Type System Rules
Tsonic is intentionally strict.
Core rule
If a construct cannot be lowered deterministically, it is rejected.
That applies to:
- unsupported dynamic behavior
- unresolved
any-like escapes - unsupported open-ended runtime typing paths
- ambiguous lowering cases
What “strict” means here
Strictness is not just about TypeScript flags.
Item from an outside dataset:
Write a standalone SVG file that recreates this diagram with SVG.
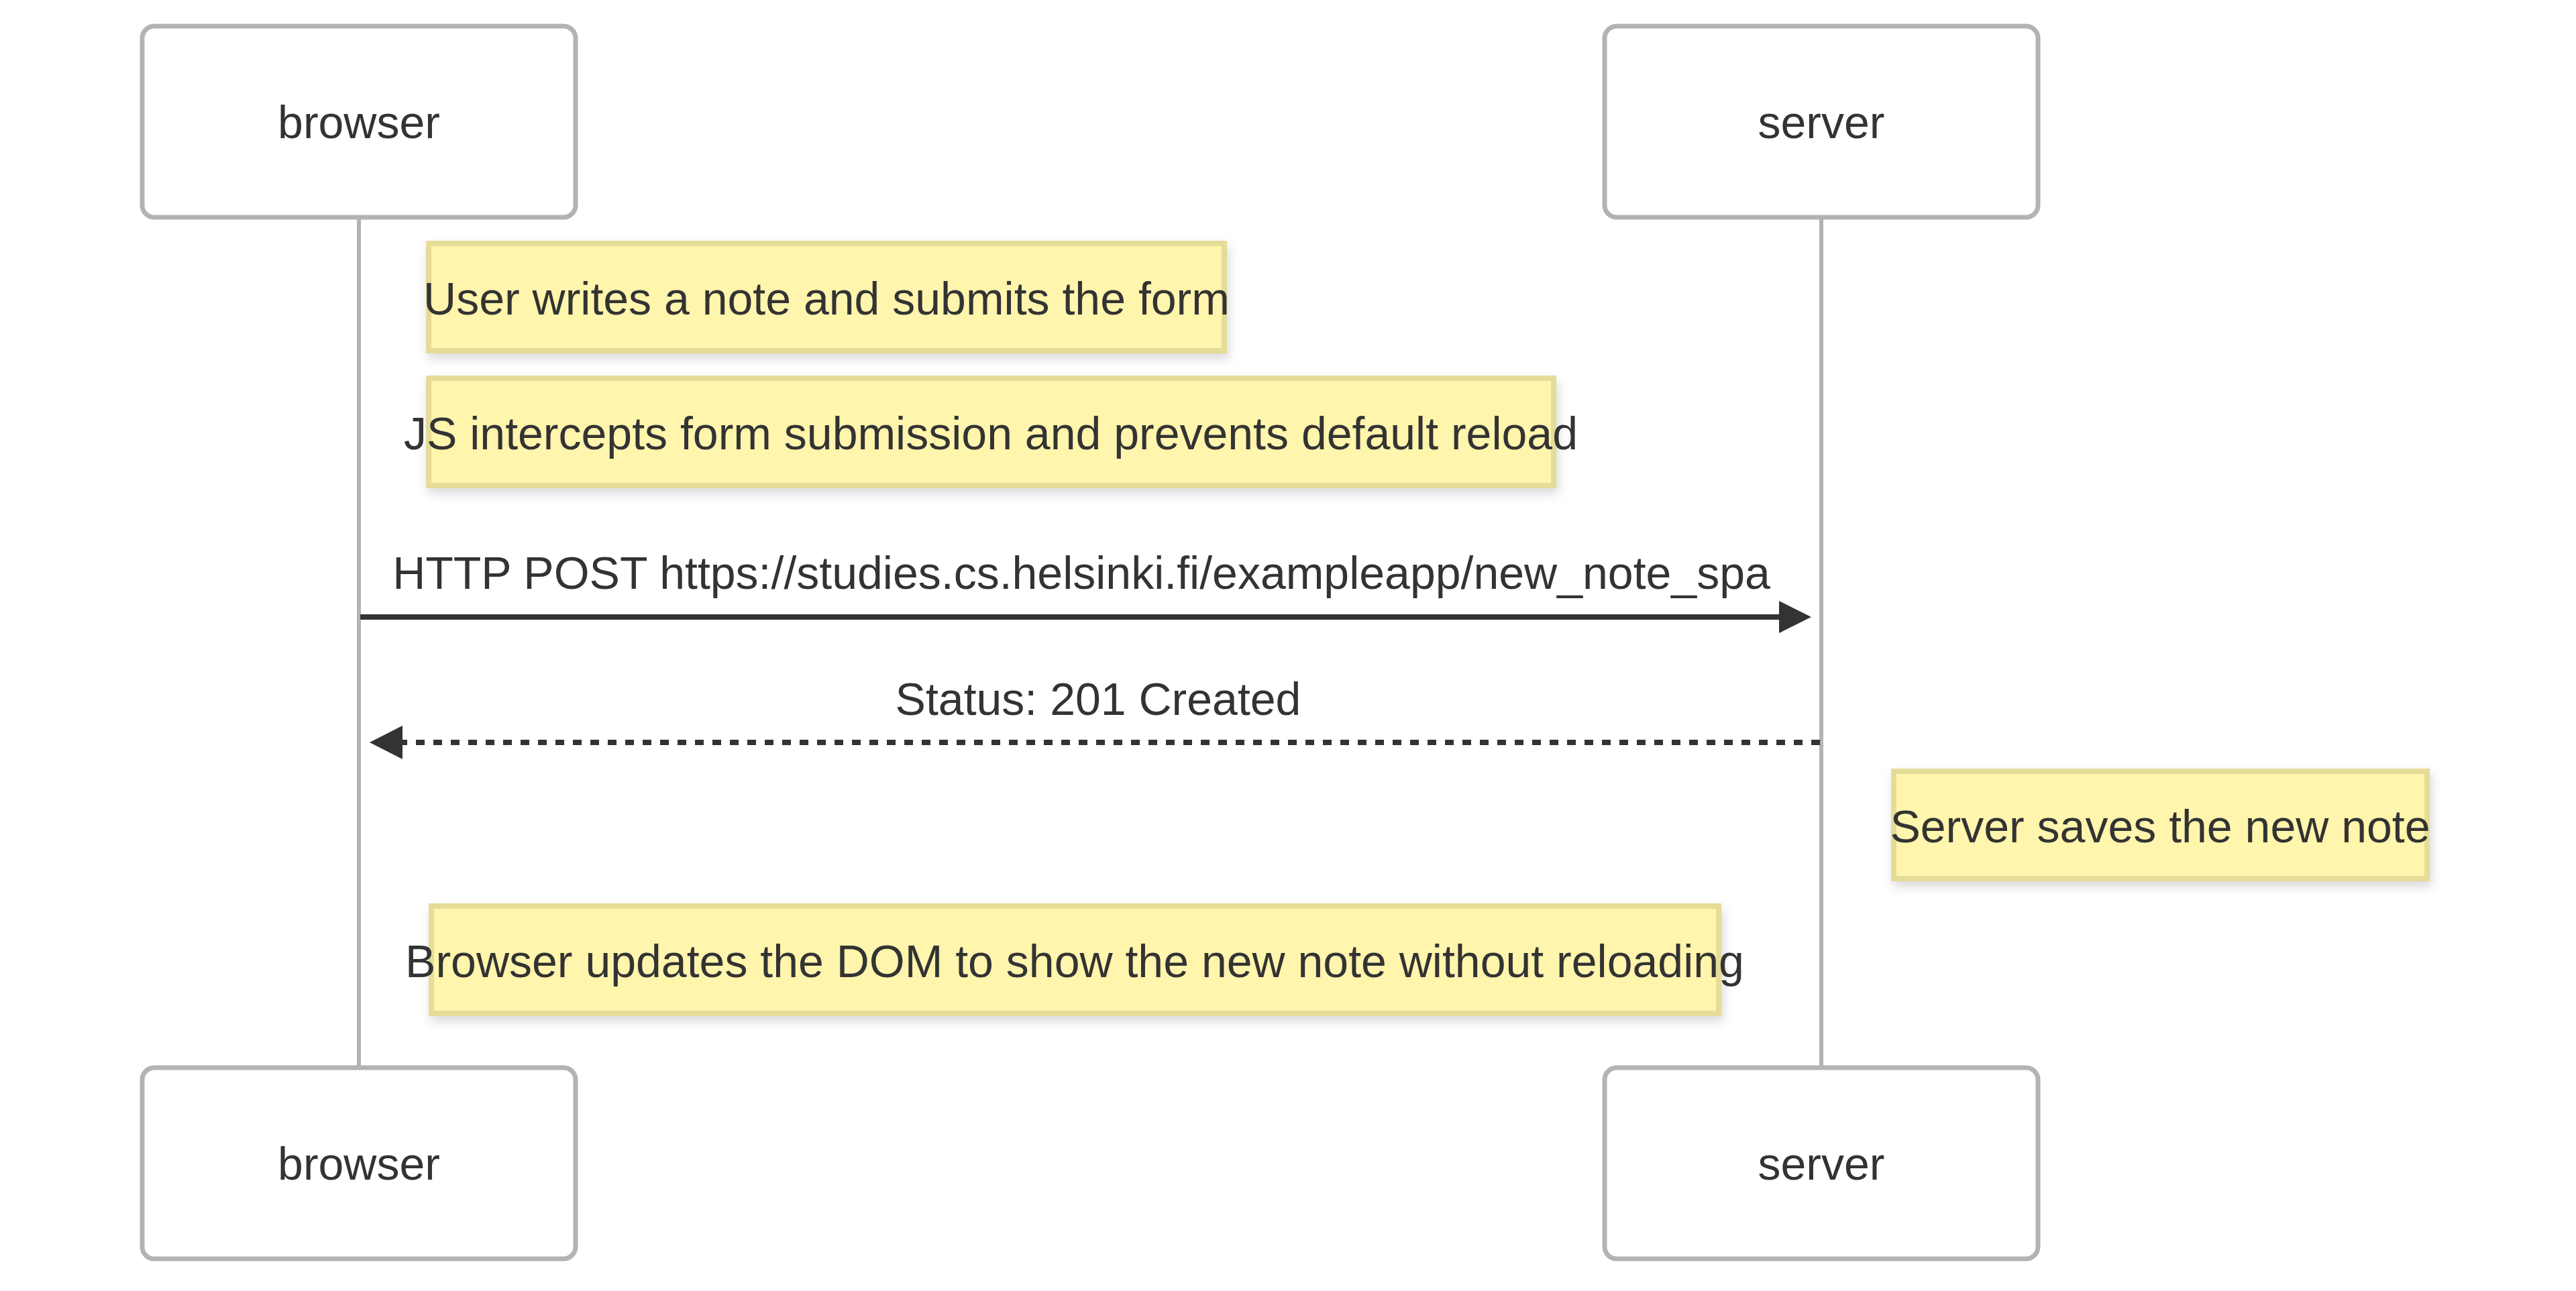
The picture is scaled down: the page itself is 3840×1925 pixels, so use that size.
<svg xmlns="http://www.w3.org/2000/svg" width="3840" height="1925" viewBox="0 0 3840 1925">
<style>
.actor{fill:#ffffff;stroke:#b3b3b3;stroke-width:7}
.atext{font-family:"Liberation Sans",Arial,sans-serif;font-size:68px;fill:#333333;text-anchor:middle}
.note{fill:#fff5ad;stroke:#e5dc97;stroke-width:8;filter:url(#sh)}
.ntext{font-family:"Liberation Sans",Arial,sans-serif;font-size:68px;fill:#333333;text-anchor:middle}
.life{stroke:#b3b3b3;stroke-width:6;fill:none}
.msg{stroke:#333333;stroke-width:8;fill:none}
.dash{stroke-dasharray:13,13}
.head{fill:#333333}
</style>
<defs>
<filter id="sh" x="-10%" y="-30%" width="120%" height="170%">
<feDropShadow dx="3" dy="8" stdDeviation="8" flood-color="#000" flood-opacity="0.15"/>
</filter>
</defs>
<rect width="3840" height="1925" fill="#ffffff"/>
<g id="lifelines">
<line class="life" x1="535" y1="324" x2="535" y2="1592"/>
<line class="life" x1="2715" y1="324" x2="2715" y2="1592"/>
</g>
<g id="actor-browser-top"><rect class="actor" x="212" y="39" width="646" height="285" rx="18"/><text class="atext" x="535" y="206">browser</text></g>
<g id="actor-server-top"><rect class="actor" x="2392" y="39" width="646" height="285" rx="18"/><text class="atext" x="2715" y="206">server</text></g>
<g id="actor-browser-bottom"><rect class="actor" x="212" y="1592" width="646" height="285" rx="18"/><text class="atext" x="535" y="1759">browser</text></g>
<g id="actor-server-bottom"><rect class="actor" x="2392" y="1592" width="646" height="285" rx="18"/><text class="atext" x="2715" y="1759">server</text></g>
<g id="note1"><rect class="note" x="639" y="363" width="1186" height="160"/><text class="ntext" x="1232" y="469">User writes a note and submits the form</text></g>
<g id="note2"><rect class="note" x="639" y="564" width="1677" height="160"/><text class="ntext" x="1477" y="670">JS intercepts form submission and prevents default reload</text></g>
<g id="note3"><rect class="note" x="2823" y="1150" width="795" height="160"/><text class="ntext" x="3220" y="1256">Server saves the new note</text></g>
<g id="note4"><rect class="note" x="643" y="1351" width="1919" height="160"/><text class="ntext" x="1602" y="1457">Browser updates the DOM to show the new note without reloading</text></g>
<g id="connectors">
<line class="msg" x1="537" y1="920" x2="2656" y2="920"/>
<polygon class="head" points="2652,896 2700,920 2652,944"/>
<text class="ntext" x="1612" y="878">HTTP POST https://studies.cs.helsinki.fi/exampleapp/new_note_spa</text>
<line class="msg dash" x1="2713" y1="1107" x2="596" y2="1107"/>
<polygon class="head" points="600,1082 551,1107 600,1132"/>
<text class="ntext" x="1637" y="1066">Status: 201 Created</text>
</g>
</svg>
In Tsonic it also means:
- no silent runtime bridge for unsupported shapes
- no best-effort lowering when overload selection is ambiguous
- no hidden weakening of types to make emission “just work”
Numeric intent
Use @tsonic/core/types.js for CLR-specific numeric/value intent:
import type { int, long, bool, double } from "@tsonic/core/types.js";
number is still available, but explicit CLR numeric types are important when
precision and overload selection matter.
Typical cases where explicit numeric intent matters:
- CLR overload selection
- interop with
Span<T>and other typed CLR APIs - APIs that distinguish
int,long,byte, and floating-point values
Language intrinsics
Use @tsonic/core/lang.js for language-facing helpers:
import {
asinterface,
defaultof,
nameof,
out,
sizeof,
stackalloc,
trycast,
} from "@tsonic/core/lang.js";
Generics and strictness
The current compiler favors deterministic generic behavior over permissive fallbacks. That means:
- no silent
anyescapes - no hidden runtime retyping bridge
- explicit rejection where lowering is not supported
This strictness is why downstream verification is necessary: many regressions show up only when real package graphs and emitted programs are exercised.